The daily thump of a newspaper lobbed at the door was part of the rhythm of life for Douglas Bryce, a retired Queensland farmer based in Warwick. That was until the News Corp-owned Warwick Daily News stopped printing in 2020 and moved to an online-only publication, with one local reporter.

“We don’t know what’s going on any more,” Bryce says. “It’s left us feeling fruitless. For the young generations, they don’t have that connectivity to their home town that we once had.”

The local daily paper bound the town together, says Bryce. “It’s how you connected to the community, kept in touch. We lost something that made us who we are.”

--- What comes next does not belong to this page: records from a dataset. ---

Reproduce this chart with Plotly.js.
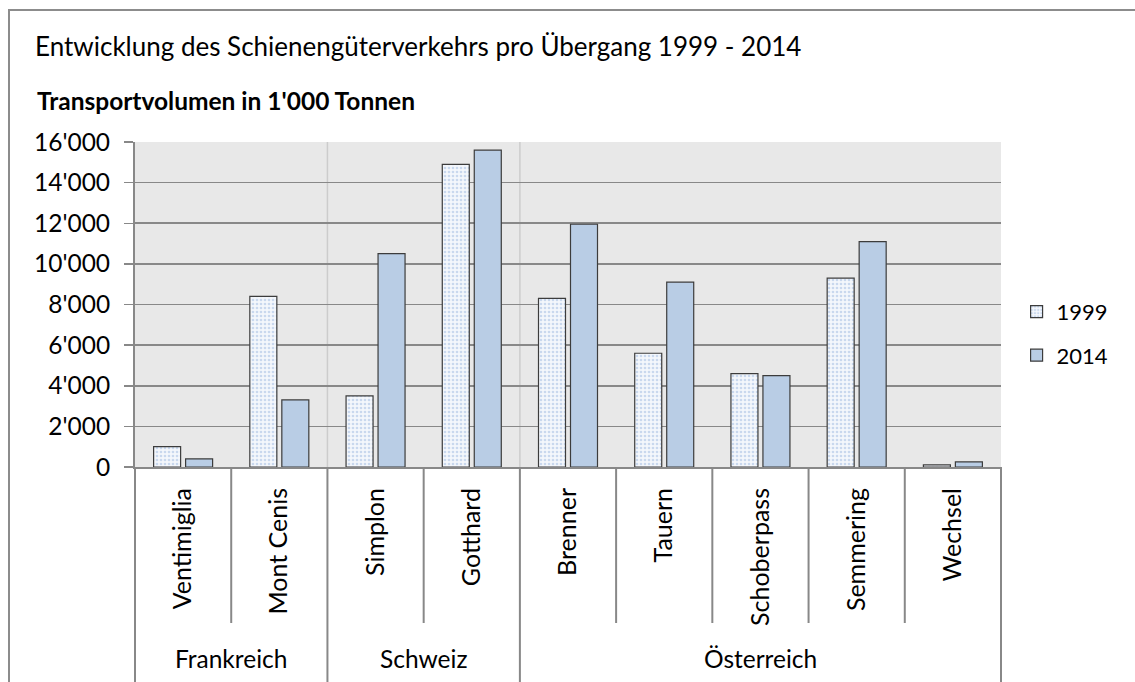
<!DOCTYPE html>
<html>
<head>
<meta charset="utf-8">
<script src="https://cdn.plot.ly/plotly-3.0.1.min.js"></script>
<style>
html,body{margin:0;padding:0;background:#fff;}
#wrap{position:relative;width:1135px;height:682px;overflow:hidden;}
#frame{position:absolute;left:8px;top:9px;width:1140px;height:700px;border:2px solid #8c8c8c;box-sizing:border-box;}
#chart{position:absolute;left:0;top:0;width:1135px;height:682px;}
</style>
</head>
<body>
<div id="wrap"><div id="frame"></div><div id="chart"></div></div>
<script>
const passes = ["Ventimiglia","Mont Cenis","Simplon","Gotthard","Brenner","Tauern","Schoberpass","Semmering","Wechsel"];
const countries = ["Frankreich","Frankreich","Schweiz","Schweiz","Österreich","Österreich","Österreich","Österreich","Österreich"];
const groupNames = ["Frankreich","Schweiz","Österreich"];
const values1999 = [1000, 8400, 3500, 14900, 8300, 5600, 4600, 9300, 100];
const values2014 = [400, 3300, 10500, 15600, 11950, 9100, 4500, 11100, 250];
const yTicks = [0,2000,4000,6000,8000,10000,12000,14000,16000];

const FONT = "Lato, 'Open Sans', sans-serif";
const lineCol = "#888888";

const traces = [
  {type:"bar", name:"1999", x:passes, y:values1999, legendgroup:"a",
   marker:{color:"#f2f6fb", line:{color:"#3c3c3c", width:1.2},
           pattern:{shape:".", fgcolor:"#c9d8ee", bgcolor:"#f4f7fc", size:4, solidity:0.35}}},
  {type:"bar", name:"2014", x:passes, y:values2014, legendgroup:"b",
   marker:{color:"#b9cde5", line:{color:"#3c3c3c", width:1.2}}}
];

const shapes = [];
for(let i=1;i<passes.length;i++){
  const isGroup = countries[i]!==countries[i-1];
  shapes.push({type:"line", xref:"x", yref:"paper", x0:i-0.5, x1:i-0.5, y0:0, y1:isGroup?-0.7:-0.48,
    line:{color:lineCol, width:2}});
  if(isGroup){
    shapes.push({type:"line", xref:"x", yref:"paper", x0:i-0.5, x1:i-0.5, y0:0, y1:1,
      line:{color:"#cccccc", width:1.5}, layer:"below"});
  }
}
shapes.push({type:"line", xref:"paper", yref:"paper", x0:0, x1:0, y0:0, y1:-0.7, line:{color:lineCol, width:2}});
shapes.push({type:"line", xref:"paper", yref:"paper", x0:1, x1:1, y0:0, y1:-0.7, line:{color:lineCol, width:2}});

const annotations = [];
groupNames.forEach(g=>{
  const idx = countries.map((c,i)=>c===g?i:-1).filter(i=>i>=0);
  const mid = (idx[0]+idx[idx.length-1])/2;
  annotations.push({xref:"x", yref:"paper", x:mid, y:-0.588, text:g, showarrow:false,
    font:{family:FONT, size:24.5, color:"#000"}, xanchor:"center", yanchor:"middle"});
});
annotations.push({xref:"paper", yref:"paper", x:-0.115, y:1.127, xanchor:"left", yanchor:"middle",
  text:"<b>Transportvolumen in 1'000 Tonnen</b>", showarrow:false,
  font:{family:FONT, size:24.5, color:"#000"}});

const layout = {
  width:1135, height:682,
  margin:{l:135, r:134, t:142, b:215},
  paper_bgcolor:"rgba(0,0,0,0)",
  plot_bgcolor:"#e8e8e8",
  separators:".'",
  font:{family:FONT, color:"#000"},
  title:{text:"Entwicklung des Schienengüterverkehrs pro Übergang 1999 - 2014",
    x:35/1135, xref:"container", xanchor:"left", y:1-47/682, yref:"container", yanchor:"middle",
    font:{family:FONT, size:26, color:"#000"}},
  barmode:"group", bargap:0.335, bargroupgap:0.156,
  xaxis:{type:"category", tickangle:-90, tickfont:{family:FONT, size:25, color:"#000"},
    showline:true, linecolor:lineCol, linewidth:2, showgrid:false, ticks:"", ticklabelstandoff:9,
    fixedrange:true},
  yaxis:{range:[0,16000], tickvals:yTicks, tickformat:",d", tickfont:{family:FONT, size:24.5, color:"#000"},
    showline:true, linecolor:lineCol, linewidth:2, ticks:"outside", ticklen:9, tickcolor:lineCol, tickwidth:1.5,
    showgrid:true, gridcolor:lineCol, gridwidth:1.7, zeroline:false, ticklabelstandoff:9},
  legend:{x:1.018, xanchor:"left", y:0.41, yanchor:"middle", font:{family:FONT, size:22, color:"#000"},
    tracegroupgap:12, traceorder:"grouped", bgcolor:"rgba(0,0,0,0)"},
  shapes:shapes, annotations:annotations
};
Plotly.newPlot("chart", traces, layout, {displayModeBar:false, staticPlot:true});
</script>
</body>
</html>
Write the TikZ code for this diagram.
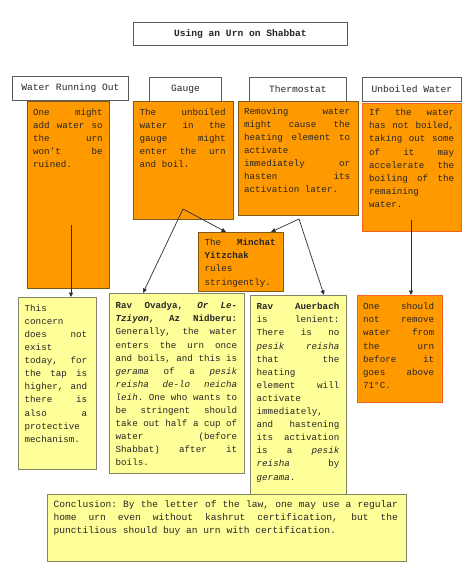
\documentclass[tikz,border=0pt]{standalone}
\usepackage{fontspec}
\setmainfont{Liberation Mono}
\usetikzlibrary{arrows.meta}
\definecolor{orf}{HTML}{FF9900}
\definecolor{ord}{HTML}{7F5A14}
\definecolor{orr}{HTML}{F5631E}
\definecolor{yef}{HTML}{FFFF99}
\definecolor{yed}{HTML}{84846A}
\definecolor{hdd}{HTML}{5A5A5A}
\definecolor{lnc}{HTML}{2E2E3A}
\definecolor{txc}{HTML}{262626}
\newcommand\Ls{\vrule height 9pt depth 4.1pt width 0pt}
\newcommand\Jx[1]{\hbox to\hsize{\spaceskip=\fontdimen2\font plus 1fil\xspaceskip=\spaceskip\relax#1\Ls}}
\newcommand\Lx[1]{\hbox to\hsize{#1\hfil\Ls}}
\newcommand\TB[3]{\vbox{\fontsize{#2}{13.1}\selectfont\hsize=#1pt\relax\lineskiplimit=-20pt\relax #3}}
\tikzset{
  hdr/.style={draw=hdd, fill=white, line width=0.8pt, anchor=north west, inner sep=0pt,
    font=\fontsize{9.6}{12}\selectfont, text=txc},
  obox/.style={draw=ord, fill=orf, line width=0.9pt, anchor=north west, inner sep=0pt},
  rbox/.style={draw=orr, fill=orf, line width=0.9pt, anchor=north west, inner sep=0pt},
  ybox/.style={draw=yed, fill=yef, line width=0.9pt, anchor=north west, inner sep=0pt},
  txt/.style={anchor=north west, inner sep=0pt, text=txc},
  conn/.style={draw=lnc, line width=0.7pt, -{Triangle[length=4.5pt,width=4pt]}}
}
\begin{document}
\begin{tikzpicture}[x=1pt,y=-1pt]
\path[fill=white] (0,0) rectangle (474,577);
\useasboundingbox (0,0) rectangle (474,577);
% title and headers
\node[hdr, minimum width=214pt, minimum height=23pt, font=\fontsize{9.6}{12}\selectfont\bfseries] (title) at (133,22) {Using an Urn on Shabbat};
\node[hdr, minimum width=116pt, minimum height=24pt] (hwro) at (12,76) {Water Running Out};
\node[hdr, minimum width=72pt, minimum height=24pt] (hgauge) at (149,77) {Gauge};
\node[hdr, minimum width=97pt, minimum height=24pt] (htherm) at (249,77) {Thermostat};
\node[hdr, minimum width=99pt, minimum height=24pt] (hunb) at (362,77) {Unboiled Water};
% orange boxes
\node[obox, minimum width=82pt, minimum height=187pt] (o1) at (27,101) {};
\node[txt] (t1) at ([shift={(6,5)}]o1.north west) {\TB{69.5}{9.2}{%
\Jx{One might}
\Jx{add water so}
\Jx{the urn}
\Jx{won’t be}
\Lx{ruined.}}};
\node[obox, minimum width=100pt, minimum height=118pt] (o2) at (133,101) {};
\node[txt] (t2) at ([shift={(6.5,5)}]o2.north west) {\TB{86}{9.2}{%
\Jx{The unboiled}
\Jx{water in the}
\Jx{gauge might}
\Jx{enter the urn}
\Lx{and boil.}}};
\node[obox, minimum width=120pt, minimum height=114pt] (o3) at (238,101) {};
\node[txt] (t3) at ([shift={(6,4)}]o3.north west) {\TB{106}{9.2}{%
\Jx{Removing water}
\Jx{might cause the}
\Jx{heating element to}
\Lx{activate}
\Jx{immediately or}
\Jx{hasten its}
\Lx{activation later.}}};
\node[rbox, minimum width=99pt, minimum height=128pt] (o4) at (362,103) {};
\node[txt] (t4) at ([shift={(7,3.5)}]o4.north west) {\TB{85}{9.2}{%
\Jx{If the water}
\Jx{has not boiled,}
\Jx{taking out some}
\Jx{of it may}
\Jx{accelerate the}
\Jx{boiling of the}
\Lx{remaining}
\Lx{water.}}};
\node[obox, minimum width=85pt, minimum height=59pt] (minchat) at (198,232) {};
\node[txt] (t5) at ([shift={(6.5,4.5)}]minchat.north west) {\TB{71}{9.2}{%
\Jx{The \textbf{Minchat}}
\Lx{\textbf{Yitzchak}}
\Lx{rules}
\Lx{stringently.}}};
% yellow boxes
\node[ybox, minimum width=78pt, minimum height=172pt] (concern) at (18,297) {};
\node[txt] (t6) at ([shift={(6.5,5)}]concern.north west) {\TB{62.5}{9.2}{%
\Lx{This}
\Lx{concern}
\Jx{does not}
\Lx{exist}
\Jx{today, for}
\Jx{the tap is}
\Jx{higher, and}
\Jx{there is}
\Jx{also a}
\Lx{protective}
\Lx{mechanism.}}};
\node[ybox, minimum width=135pt, minimum height=180pt] (ovadya) at (109,293) {};
\node[txt] (t7) at ([shift={(6.5,6.5)}]ovadya.north west) {\TB{121.5}{9.2}{%
\Jx{\textbf{Rav Ovadya, \textit{Or Le-}}}
\Jx{\textbf{\textit{Tziyon}, Az Nidberu:}}
\Jx{Generally, the water}
\Jx{enters the urn once}
\Jx{and boils, and this is}
\Jx{\textit{gerama} of a \textit{pesik}}
\Jx{\textit{reisha de-lo neicha}}
\Jx{\textit{leih}. One who wants to}
\Jx{be stringent should}
\Jx{take out half a cup of}
\Jx{water (before}
\Jx{Shabbat) after it}
\Lx{boils.}}};
\node[ybox, minimum width=96pt, minimum height=215pt] (auerbach) at (250,295) {};
\node[txt] (t8) at ([shift={(6.5,5.5)}]auerbach.north west) {\TB{82.6}{9.2}{%
\Jx{\textbf{Rav Auerbach}}
\Jx{is lenient:}
\Jx{There is no}
\Jx{\textit{pesik reisha}}
\Jx{that the}
\Lx{heating}
\Jx{element will}
\Lx{activate}
\Lx{immediately,}
\Jx{and hastening}
\Jx{its activation}
\Jx{is a \textit{pesik}}
\Jx{\textit{reisha} by}
\Lx{\textit{gerama}.}}};
\node[rbox, minimum width=85pt, minimum height=107pt] (should) at (357,295) {};
\node[txt] (t9) at ([shift={(6,5.5)}]should.north west) {\TB{71}{9.2}{%
\Jx{One should}
\Jx{not remove}
\Jx{water from}
\Jx{the urn}
\Jx{before it}
\Jx{goes above}
\Lx{71°C.}}};
% connectors
\coordinate (c1) at (71,225);
\coordinate (g1) at (183,209);
\coordinate (th1) at (299,219);
\coordinate (u1) at (411,220);
\draw[conn] (c1) -- (concern.north -| c1);
\draw[conn] (g1) -- ([xshift=34pt]ovadya.north west);
\draw[conn] (g1) -- ([xshift=28pt]minchat.north west);
\draw[conn] (th1) -- ([xshift=73pt]minchat.north west);
\draw[conn] (th1) -- ([xshift=74pt]auerbach.north west);
\draw[conn] (u1) -- (should.north -| u1);
% conclusion
\node[ybox, minimum width=359pt, minimum height=67pt] (concl) at (47,494) {};
\node[txt] (t10) at ([shift={(6.5,4.5)}]concl.north west) {\TB{344.3}{9.6}{%
\Jx{Conclusion: By the letter of the law, one may use a regular}
\Jx{home urn even without kashrut certification, but the}
\Lx{punctilious should buy an urn with certification.}}};
\end{tikzpicture}
\end{document}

News Corp, a major owner of regional media, either shuttered or moved online more than 100 local and regional outlets in 2020. “So many regional areas described it as having their soul ripped out” says Samantha Wantling, the manager of the Warwick Stanthorpe Today.

The Today is one of a few outlets still printing in the area. The other is the Town and Country Journal, which partners with Guardian Australia’s Rural Network.

In other towns, local coverage has vanished altogether. “There were instances where social services were shutting down and people weren’t aware and didn’t have the ability to mobilise and demand change,” says Prof Kristy Hess from Deakin University’s journalism school.

Hess says the rise of start-up publications is cause for some hope. Notwithstanding the likelihood of further closures once Meta deals expire, CPA membership in Queensland, New South Wales and South Australia is rising as independent publications fill the “news deserts”.

“Ultimately it’s needed, people need news,” she says.

Young journalists are still flocking to the country, too. Max Mayer, 24, left behind Brisbane for Oakey, population 4,756, to take up a post as the sole reporter for the Oakey Champion, one of five weekly papers produced by a local independent publisher.

“The paper brings a lot of joy to people,” he says. “It’s really fulfilling work.”

Lucy Waldron, 21, moved from the Sunshine Coast last year for a job at the Warwick Stanthorpe Today. She’s the only full-time print journalist in the town of more than 13,000 people.

“In a country town newsroom my days are always different,” she says. “I have always said telling people’s stories is why I do what I do.

“The newspaper is the heart of our town”.